THE REQUEST: Can you write out all the lines word for word, with no pictures?

#####

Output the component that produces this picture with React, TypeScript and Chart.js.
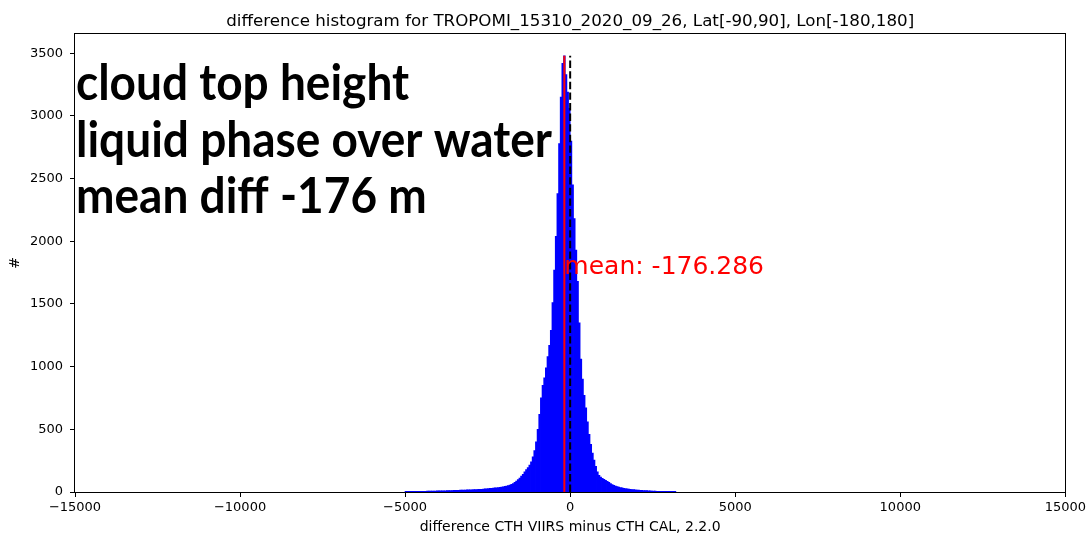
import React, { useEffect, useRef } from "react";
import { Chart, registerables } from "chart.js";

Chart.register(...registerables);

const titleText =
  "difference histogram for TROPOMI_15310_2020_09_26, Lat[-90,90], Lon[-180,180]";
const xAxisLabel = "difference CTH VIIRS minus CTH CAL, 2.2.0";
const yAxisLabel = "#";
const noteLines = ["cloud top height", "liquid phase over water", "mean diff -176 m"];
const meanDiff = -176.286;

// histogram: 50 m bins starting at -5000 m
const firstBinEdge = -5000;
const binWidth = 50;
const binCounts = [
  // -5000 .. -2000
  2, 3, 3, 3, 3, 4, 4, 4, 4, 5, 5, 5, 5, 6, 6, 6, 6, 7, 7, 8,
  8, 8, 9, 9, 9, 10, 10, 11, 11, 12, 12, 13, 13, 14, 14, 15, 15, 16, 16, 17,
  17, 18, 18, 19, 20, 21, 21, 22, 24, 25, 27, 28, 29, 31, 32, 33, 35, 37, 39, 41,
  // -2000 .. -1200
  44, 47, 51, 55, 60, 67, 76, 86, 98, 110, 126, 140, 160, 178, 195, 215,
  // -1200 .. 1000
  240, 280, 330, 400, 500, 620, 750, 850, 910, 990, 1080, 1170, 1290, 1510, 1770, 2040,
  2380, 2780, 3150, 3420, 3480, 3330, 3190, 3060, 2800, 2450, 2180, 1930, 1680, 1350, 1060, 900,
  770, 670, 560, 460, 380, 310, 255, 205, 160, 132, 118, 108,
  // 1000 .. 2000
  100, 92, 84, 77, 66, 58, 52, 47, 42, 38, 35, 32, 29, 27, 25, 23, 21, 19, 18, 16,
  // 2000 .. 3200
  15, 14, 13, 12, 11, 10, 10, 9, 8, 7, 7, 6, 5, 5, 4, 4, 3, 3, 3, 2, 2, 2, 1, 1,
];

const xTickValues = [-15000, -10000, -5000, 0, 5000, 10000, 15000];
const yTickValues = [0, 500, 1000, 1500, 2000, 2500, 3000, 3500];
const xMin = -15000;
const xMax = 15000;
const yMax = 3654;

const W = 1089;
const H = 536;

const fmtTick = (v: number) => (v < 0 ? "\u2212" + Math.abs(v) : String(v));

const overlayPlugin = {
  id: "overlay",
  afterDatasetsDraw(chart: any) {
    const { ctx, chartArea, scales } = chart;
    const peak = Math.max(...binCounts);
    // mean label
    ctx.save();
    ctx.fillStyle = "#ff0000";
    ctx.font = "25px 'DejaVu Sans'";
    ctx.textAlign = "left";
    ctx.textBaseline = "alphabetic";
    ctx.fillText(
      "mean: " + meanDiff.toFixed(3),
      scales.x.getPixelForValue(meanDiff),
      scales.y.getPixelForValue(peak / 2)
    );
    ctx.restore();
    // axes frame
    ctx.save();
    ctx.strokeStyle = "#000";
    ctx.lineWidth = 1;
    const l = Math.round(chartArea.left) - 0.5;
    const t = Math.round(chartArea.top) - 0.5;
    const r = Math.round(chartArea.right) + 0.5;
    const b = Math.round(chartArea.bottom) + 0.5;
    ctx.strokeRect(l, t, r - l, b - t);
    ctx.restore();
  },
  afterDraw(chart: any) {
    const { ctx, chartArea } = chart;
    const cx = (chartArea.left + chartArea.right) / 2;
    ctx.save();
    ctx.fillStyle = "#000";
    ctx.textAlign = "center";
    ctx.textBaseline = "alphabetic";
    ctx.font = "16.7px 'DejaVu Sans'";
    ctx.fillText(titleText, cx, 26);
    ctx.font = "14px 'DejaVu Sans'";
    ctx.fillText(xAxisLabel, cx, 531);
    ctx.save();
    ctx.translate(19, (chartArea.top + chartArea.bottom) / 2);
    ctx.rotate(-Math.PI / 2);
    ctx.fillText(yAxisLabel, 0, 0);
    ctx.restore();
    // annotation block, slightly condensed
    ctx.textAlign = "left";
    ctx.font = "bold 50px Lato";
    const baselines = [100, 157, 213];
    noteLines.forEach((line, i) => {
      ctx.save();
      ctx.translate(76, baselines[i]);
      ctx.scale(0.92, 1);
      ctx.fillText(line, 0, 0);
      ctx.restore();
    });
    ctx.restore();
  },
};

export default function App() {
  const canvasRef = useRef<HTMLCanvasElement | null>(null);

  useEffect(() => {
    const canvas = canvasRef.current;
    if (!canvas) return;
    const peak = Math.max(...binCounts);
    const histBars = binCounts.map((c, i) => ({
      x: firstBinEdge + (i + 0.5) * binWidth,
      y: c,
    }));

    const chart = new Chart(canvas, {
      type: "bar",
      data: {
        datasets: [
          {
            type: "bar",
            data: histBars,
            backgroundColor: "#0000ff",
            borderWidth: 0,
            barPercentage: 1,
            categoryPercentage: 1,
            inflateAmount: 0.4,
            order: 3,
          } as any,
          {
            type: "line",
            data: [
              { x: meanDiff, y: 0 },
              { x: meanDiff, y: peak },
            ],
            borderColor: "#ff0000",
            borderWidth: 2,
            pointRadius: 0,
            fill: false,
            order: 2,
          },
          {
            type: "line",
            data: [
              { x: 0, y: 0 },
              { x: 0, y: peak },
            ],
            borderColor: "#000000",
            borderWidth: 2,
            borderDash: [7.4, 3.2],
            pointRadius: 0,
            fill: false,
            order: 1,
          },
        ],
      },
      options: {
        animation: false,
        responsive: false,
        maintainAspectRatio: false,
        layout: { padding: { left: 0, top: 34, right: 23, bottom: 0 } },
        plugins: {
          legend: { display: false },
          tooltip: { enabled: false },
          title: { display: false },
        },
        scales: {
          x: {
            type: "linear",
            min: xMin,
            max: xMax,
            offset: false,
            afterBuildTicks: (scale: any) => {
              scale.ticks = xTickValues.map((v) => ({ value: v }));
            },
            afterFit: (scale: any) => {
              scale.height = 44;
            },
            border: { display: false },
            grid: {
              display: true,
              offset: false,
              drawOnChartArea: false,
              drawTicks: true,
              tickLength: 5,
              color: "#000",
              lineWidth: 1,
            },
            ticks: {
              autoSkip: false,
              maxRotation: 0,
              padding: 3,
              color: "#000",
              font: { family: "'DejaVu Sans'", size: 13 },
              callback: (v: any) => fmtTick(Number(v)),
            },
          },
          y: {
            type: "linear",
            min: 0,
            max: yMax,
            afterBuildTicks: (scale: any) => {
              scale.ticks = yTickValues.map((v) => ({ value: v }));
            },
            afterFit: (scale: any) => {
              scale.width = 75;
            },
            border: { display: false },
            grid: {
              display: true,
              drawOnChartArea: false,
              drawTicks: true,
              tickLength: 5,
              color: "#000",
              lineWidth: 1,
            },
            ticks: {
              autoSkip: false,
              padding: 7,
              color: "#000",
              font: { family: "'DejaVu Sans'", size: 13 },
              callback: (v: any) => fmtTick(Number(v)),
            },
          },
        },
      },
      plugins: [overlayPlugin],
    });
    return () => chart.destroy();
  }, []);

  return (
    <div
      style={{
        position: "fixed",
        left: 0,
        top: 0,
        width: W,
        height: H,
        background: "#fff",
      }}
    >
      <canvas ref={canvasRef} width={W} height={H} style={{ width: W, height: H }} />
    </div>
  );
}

#####

ANSWER BELOW:
Output the component that produces this picture with React, TypeScript and Chart.js.
import React, { useEffect, useRef } from "react";
import { Chart, registerables } from "chart.js";

Chart.register(...registerables);

const titleText =
  "difference histogram for TROPOMI_15310_2020_09_26, Lat[-90,90], Lon[-180,180]";
const xAxisLabel = "difference CTH VIIRS minus CTH CAL, 2.2.0";
const yAxisLabel = "#";
const noteLines = ["cloud top height", "liquid phase over water", "mean diff -176 m"];
const meanDiff = -176.286;

// histogram: 50 m bins starting at -5000 m
const firstBinEdge = -5000;
const binWidth = 50;
const binCounts = [
  // -5000 .. -2000
  2, 3, 3, 3, 3, 4, 4, 4, 4, 5, 5, 5, 5, 6, 6, 6, 6, 7, 7, 8,
  8, 8, 9, 9, 9, 10, 10, 11, 11, 12, 12, 13, 13, 14, 14, 15, 15, 16, 16, 17,
  17, 18, 18, 19, 20, 21, 21, 22, 24, 25, 27, 28, 29, 31, 32, 33, 35, 37, 39, 41,
  // -2000 .. -1200
  44, 47, 51, 55, 60, 67, 76, 86, 98, 110, 126, 140, 160, 178, 195, 215,
  // -1200 .. 1000
  240, 280, 330, 400, 500, 620, 750, 850, 910, 990, 1080, 1170, 1290, 1510, 1770, 2040,
  2380, 2780, 3150, 3420, 3480, 3330, 3190, 3060, 2800, 2450, 2180, 1930, 1680, 1350, 1060, 900,
  770, 670, 560, 460, 380, 310, 255, 205, 160, 132, 118, 108,
  // 1000 .. 2000
  100, 92, 84, 77, 66, 58, 52, 47, 42, 38, 35, 32, 29, 27, 25, 23, 21, 19, 18, 16,
  // 2000 .. 3200
  15, 14, 13, 12, 11, 10, 10, 9, 8, 7, 7, 6, 5, 5, 4, 4, 3, 3, 3, 2, 2, 2, 1, 1,
];

const xTickValues = [-15000, -10000, -5000, 0, 5000, 10000, 15000];
const yTickValues = [0, 500, 1000, 1500, 2000, 2500, 3000, 3500];
const xMin = -15000;
const xMax = 15000;
const yMax = 3654;

const W = 1089;
const H = 536;

const fmtTick = (v: number) => (v < 0 ? "\u2212" + Math.abs(v) : String(v));

const overlayPlugin = {
  id: "overlay",
  afterDatasetsDraw(chart: any) {
    const { ctx, chartArea, scales } = chart;
    const peak = Math.max(...binCounts);
    // mean label
    ctx.save();
    ctx.fillStyle = "#ff0000";
    ctx.font = "25px 'DejaVu Sans'";
    ctx.textAlign = "left";
    ctx.textBaseline = "alphabetic";
    ctx.fillText(
      "mean: " + meanDiff.toFixed(3),
      scales.x.getPixelForValue(meanDiff),
      scales.y.getPixelForValue(peak / 2)
    );
    ctx.restore();
    // axes frame
    ctx.save();
    ctx.strokeStyle = "#000";
    ctx.lineWidth = 1;
    const l = Math.round(chartArea.left) - 0.5;
    const t = Math.round(chartArea.top) - 0.5;
    const r = Math.round(chartArea.right) + 0.5;
    const b = Math.round(chartArea.bottom) + 0.5;
    ctx.strokeRect(l, t, r - l, b - t);
    ctx.restore();
  },
  afterDraw(chart: any) {
    const { ctx, chartArea } = chart;
    const cx = (chartArea.left + chartArea.right) / 2;
    ctx.save();
    ctx.fillStyle = "#000";
    ctx.textAlign = "center";
    ctx.textBaseline = "alphabetic";
    ctx.font = "16.7px 'DejaVu Sans'";
    ctx.fillText(titleText, cx, 26);
    ctx.font = "14px 'DejaVu Sans'";
    ctx.fillText(xAxisLabel, cx, 531);
    ctx.save();
    ctx.translate(19, (chartArea.top + chartArea.bottom) / 2);
    ctx.rotate(-Math.PI / 2);
    ctx.fillText(yAxisLabel, 0, 0);
    ctx.restore();
    // annotation block, slightly condensed
    ctx.textAlign = "left";
    ctx.font = "bold 50px Lato";
    const baselines = [100, 157, 213];
    noteLines.forEach((line, i) => {
      ctx.save();
      ctx.translate(76, baselines[i]);
      ctx.scale(0.92, 1);
      ctx.fillText(line, 0, 0);
      ctx.restore();
    });
    ctx.restore();
  },
};

export default function App() {
  const canvasRef = useRef<HTMLCanvasElement | null>(null);

  useEffect(() => {
    const canvas = canvasRef.current;
    if (!canvas) return;
    const peak = Math.max(...binCounts);
    const histBars = binCounts.map((c, i) => ({
      x: firstBinEdge + (i + 0.5) * binWidth,
      y: c,
    }));

    const chart = new Chart(canvas, {
      type: "bar",
      data: {
        datasets: [
          {
            type: "bar",
            data: histBars,
            backgroundColor: "#0000ff",
            borderWidth: 0,
            barPercentage: 1,
            categoryPercentage: 1,
            inflateAmount: 0.4,
            order: 3,
          } as any,
          {
            type: "line",
            data: [
              { x: meanDiff, y: 0 },
              { x: meanDiff, y: peak },
            ],
            borderColor: "#ff0000",
            borderWidth: 2,
            pointRadius: 0,
            fill: false,
            order: 2,
          },
          {
            type: "line",
            data: [
              { x: 0, y: 0 },
              { x: 0, y: peak },
            ],
            borderColor: "#000000",
            borderWidth: 2,
            borderDash: [7.4, 3.2],
            pointRadius: 0,
            fill: false,
            order: 1,
          },
        ],
      },
      options: {
        animation: false,
        responsive: false,
        maintainAspectRatio: false,
        layout: { padding: { left: 0, top: 34, right: 23, bottom: 0 } },
        plugins: {
          legend: { display: false },
          tooltip: { enabled: false },
          title: { display: false },
        },
        scales: {
          x: {
            type: "linear",
            min: xMin,
            max: xMax,
            offset: false,
            afterBuildTicks: (scale: any) => {
              scale.ticks = xTickValues.map((v) => ({ value: v }));
            },
            afterFit: (scale: any) => {
              scale.height = 44;
            },
            border: { display: false },
            grid: {
              display: true,
              offset: false,
              drawOnChartArea: false,
              drawTicks: true,
              tickLength: 5,
              color: "#000",
              lineWidth: 1,
            },
            ticks: {
              autoSkip: false,
              maxRotation: 0,
              padding: 3,
              color: "#000",
              font: { family: "'DejaVu Sans'", size: 13 },
              callback: (v: any) => fmtTick(Number(v)),
            },
          },
          y: {
            type: "linear",
            min: 0,
            max: yMax,
            afterBuildTicks: (scale: any) => {
              scale.ticks = yTickValues.map((v) => ({ value: v }));
            },
            afterFit: (scale: any) => {
              scale.width = 75;
            },
            border: { display: false },
            grid: {
              display: true,
              drawOnChartArea: false,
              drawTicks: true,
              tickLength: 5,
              color: "#000",
              lineWidth: 1,
            },
            ticks: {
              autoSkip: false,
              padding: 7,
              color: "#000",
              font: { family: "'DejaVu Sans'", size: 13 },
              callback: (v: any) => fmtTick(Number(v)),
            },
          },
        },
      },
      plugins: [overlayPlugin],
    });
    return () => chart.destroy();
  }, []);

  return (
    <div
      style={{
        position: "fixed",
        left: 0,
        top: 0,
        width: W,
        height: H,
        background: "#fff",
      }}
    >
      <canvas ref={canvasRef} width={W} height={H} style={{ width: W, height: H }} />
    </div>
  );
}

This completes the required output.